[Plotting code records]
===
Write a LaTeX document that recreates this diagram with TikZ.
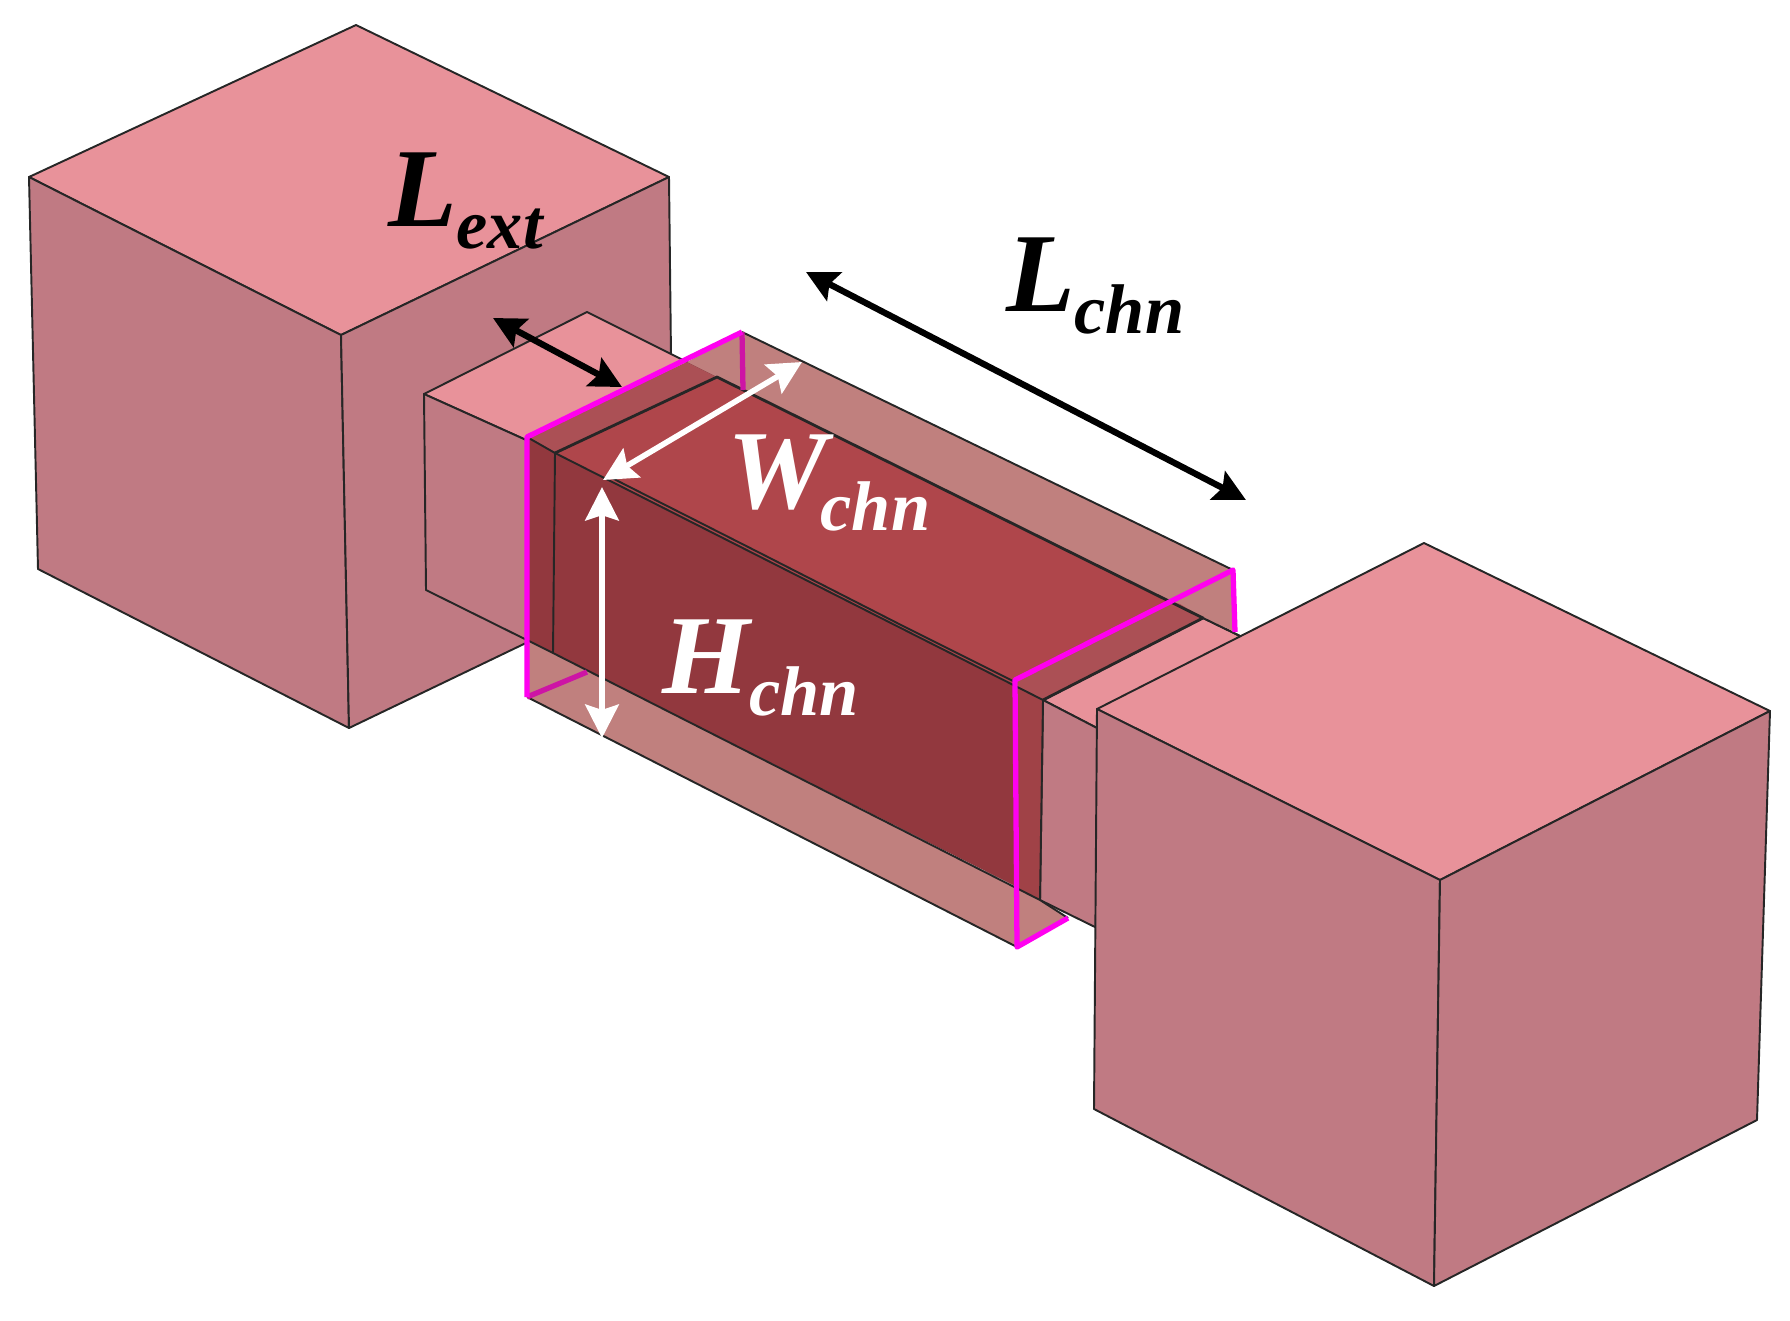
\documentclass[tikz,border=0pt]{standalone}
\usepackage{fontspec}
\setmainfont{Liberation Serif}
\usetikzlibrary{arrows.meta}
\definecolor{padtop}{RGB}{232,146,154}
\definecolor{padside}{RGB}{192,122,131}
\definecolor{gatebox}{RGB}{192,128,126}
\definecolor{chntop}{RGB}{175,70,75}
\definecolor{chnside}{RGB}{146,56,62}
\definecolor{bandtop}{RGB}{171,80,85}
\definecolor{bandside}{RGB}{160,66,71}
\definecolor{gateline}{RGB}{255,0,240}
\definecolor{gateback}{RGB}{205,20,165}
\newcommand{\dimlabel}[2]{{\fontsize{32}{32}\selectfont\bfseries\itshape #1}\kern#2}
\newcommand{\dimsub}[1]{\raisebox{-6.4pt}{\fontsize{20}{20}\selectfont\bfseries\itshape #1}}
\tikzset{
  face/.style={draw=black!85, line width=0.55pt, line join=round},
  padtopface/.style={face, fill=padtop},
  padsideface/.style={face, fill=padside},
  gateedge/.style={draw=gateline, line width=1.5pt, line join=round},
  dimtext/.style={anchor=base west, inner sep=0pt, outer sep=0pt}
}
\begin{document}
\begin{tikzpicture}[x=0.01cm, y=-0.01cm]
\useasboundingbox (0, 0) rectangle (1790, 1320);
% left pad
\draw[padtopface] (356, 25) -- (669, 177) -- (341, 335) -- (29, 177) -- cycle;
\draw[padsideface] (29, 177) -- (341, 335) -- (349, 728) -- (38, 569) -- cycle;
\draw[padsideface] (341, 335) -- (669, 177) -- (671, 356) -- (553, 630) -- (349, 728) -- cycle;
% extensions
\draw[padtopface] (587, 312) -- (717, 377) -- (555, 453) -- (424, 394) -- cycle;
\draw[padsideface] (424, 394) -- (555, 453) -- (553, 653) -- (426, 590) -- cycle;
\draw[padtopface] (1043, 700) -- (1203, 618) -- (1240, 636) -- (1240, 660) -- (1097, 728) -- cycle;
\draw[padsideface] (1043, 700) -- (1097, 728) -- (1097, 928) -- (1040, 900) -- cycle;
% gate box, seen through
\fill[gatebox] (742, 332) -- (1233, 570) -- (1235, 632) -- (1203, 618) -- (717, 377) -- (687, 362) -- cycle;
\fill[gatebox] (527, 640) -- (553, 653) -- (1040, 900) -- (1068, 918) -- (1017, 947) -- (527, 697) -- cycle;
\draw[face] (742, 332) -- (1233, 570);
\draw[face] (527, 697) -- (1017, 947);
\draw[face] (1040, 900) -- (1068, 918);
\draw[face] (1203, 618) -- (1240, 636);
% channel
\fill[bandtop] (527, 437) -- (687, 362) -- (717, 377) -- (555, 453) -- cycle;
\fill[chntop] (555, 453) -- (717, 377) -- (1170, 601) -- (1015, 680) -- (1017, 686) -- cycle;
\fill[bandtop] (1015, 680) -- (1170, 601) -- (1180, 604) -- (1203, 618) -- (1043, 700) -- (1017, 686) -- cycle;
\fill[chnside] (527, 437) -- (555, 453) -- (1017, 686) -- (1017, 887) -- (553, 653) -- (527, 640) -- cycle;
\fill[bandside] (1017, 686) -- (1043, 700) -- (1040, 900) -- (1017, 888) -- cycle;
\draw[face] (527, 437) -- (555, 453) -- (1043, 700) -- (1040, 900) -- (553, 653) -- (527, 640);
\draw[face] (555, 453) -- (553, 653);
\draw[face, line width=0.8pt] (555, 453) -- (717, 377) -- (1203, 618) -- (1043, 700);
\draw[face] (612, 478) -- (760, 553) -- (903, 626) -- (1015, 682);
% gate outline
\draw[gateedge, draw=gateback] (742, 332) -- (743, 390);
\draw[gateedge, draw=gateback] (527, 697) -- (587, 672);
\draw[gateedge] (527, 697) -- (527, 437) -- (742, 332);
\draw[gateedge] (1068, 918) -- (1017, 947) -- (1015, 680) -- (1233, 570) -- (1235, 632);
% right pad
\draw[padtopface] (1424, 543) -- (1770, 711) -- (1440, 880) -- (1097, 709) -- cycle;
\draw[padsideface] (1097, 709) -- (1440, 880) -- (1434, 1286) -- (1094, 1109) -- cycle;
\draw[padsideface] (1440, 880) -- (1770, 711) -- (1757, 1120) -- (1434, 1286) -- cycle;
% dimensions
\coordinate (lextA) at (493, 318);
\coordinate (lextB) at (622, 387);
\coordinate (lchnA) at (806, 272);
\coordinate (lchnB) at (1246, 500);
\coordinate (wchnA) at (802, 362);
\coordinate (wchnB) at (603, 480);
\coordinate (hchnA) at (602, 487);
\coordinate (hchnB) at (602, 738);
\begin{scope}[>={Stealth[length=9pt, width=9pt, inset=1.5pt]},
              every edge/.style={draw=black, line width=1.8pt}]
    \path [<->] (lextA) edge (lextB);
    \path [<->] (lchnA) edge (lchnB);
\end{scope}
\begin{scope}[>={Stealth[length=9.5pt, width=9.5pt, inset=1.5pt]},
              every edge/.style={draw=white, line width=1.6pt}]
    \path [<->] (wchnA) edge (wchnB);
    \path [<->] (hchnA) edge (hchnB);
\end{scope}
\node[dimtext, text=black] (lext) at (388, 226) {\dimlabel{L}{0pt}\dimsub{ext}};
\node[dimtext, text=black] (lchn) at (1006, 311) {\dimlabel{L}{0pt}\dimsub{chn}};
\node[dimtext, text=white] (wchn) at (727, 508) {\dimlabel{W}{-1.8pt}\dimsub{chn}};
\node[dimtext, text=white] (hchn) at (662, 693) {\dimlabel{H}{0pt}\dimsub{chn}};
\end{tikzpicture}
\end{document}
===
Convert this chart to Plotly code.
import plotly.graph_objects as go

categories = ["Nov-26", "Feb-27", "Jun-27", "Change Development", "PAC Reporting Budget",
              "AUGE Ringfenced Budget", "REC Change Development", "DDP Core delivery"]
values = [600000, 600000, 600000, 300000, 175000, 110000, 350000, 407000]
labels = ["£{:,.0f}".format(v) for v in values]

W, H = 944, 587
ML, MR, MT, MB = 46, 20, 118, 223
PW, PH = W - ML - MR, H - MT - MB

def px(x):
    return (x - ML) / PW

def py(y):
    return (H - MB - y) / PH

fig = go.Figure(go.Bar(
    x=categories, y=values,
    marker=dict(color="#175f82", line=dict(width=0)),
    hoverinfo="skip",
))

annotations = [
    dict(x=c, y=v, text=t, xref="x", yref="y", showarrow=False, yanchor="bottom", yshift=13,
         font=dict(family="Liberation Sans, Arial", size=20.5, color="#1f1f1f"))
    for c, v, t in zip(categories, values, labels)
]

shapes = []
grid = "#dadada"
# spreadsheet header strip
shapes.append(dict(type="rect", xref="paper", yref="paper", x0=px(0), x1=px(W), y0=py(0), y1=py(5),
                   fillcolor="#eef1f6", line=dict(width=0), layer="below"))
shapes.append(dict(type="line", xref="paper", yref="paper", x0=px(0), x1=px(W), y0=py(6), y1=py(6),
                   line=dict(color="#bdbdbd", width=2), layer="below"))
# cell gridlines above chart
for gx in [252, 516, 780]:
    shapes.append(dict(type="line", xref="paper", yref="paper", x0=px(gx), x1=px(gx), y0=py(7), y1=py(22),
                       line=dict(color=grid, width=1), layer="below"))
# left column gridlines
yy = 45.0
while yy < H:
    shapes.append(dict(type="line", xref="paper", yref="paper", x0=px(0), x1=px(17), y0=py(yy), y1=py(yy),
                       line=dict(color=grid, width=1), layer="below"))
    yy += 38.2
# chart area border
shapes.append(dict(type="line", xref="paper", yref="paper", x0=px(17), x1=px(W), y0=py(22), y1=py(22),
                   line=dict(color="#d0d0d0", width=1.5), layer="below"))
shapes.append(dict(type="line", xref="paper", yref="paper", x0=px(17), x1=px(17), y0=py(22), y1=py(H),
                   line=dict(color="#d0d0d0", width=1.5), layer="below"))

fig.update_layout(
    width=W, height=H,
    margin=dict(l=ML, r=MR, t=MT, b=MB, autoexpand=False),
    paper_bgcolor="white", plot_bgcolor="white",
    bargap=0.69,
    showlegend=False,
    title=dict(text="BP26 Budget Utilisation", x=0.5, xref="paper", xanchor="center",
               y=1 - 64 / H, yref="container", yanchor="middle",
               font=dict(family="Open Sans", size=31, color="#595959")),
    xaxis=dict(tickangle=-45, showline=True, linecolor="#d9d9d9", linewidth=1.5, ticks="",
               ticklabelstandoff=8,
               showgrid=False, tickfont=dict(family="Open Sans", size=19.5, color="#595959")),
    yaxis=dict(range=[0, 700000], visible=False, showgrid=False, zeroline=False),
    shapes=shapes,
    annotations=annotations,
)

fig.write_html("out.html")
===
TO DO:
Lines that hold the word "this" are the ones to return, every one of them.

ANSWER IN FULL:
Write a LaTeX document that recreates this diagram with TikZ.
Convert this chart to Plotly code.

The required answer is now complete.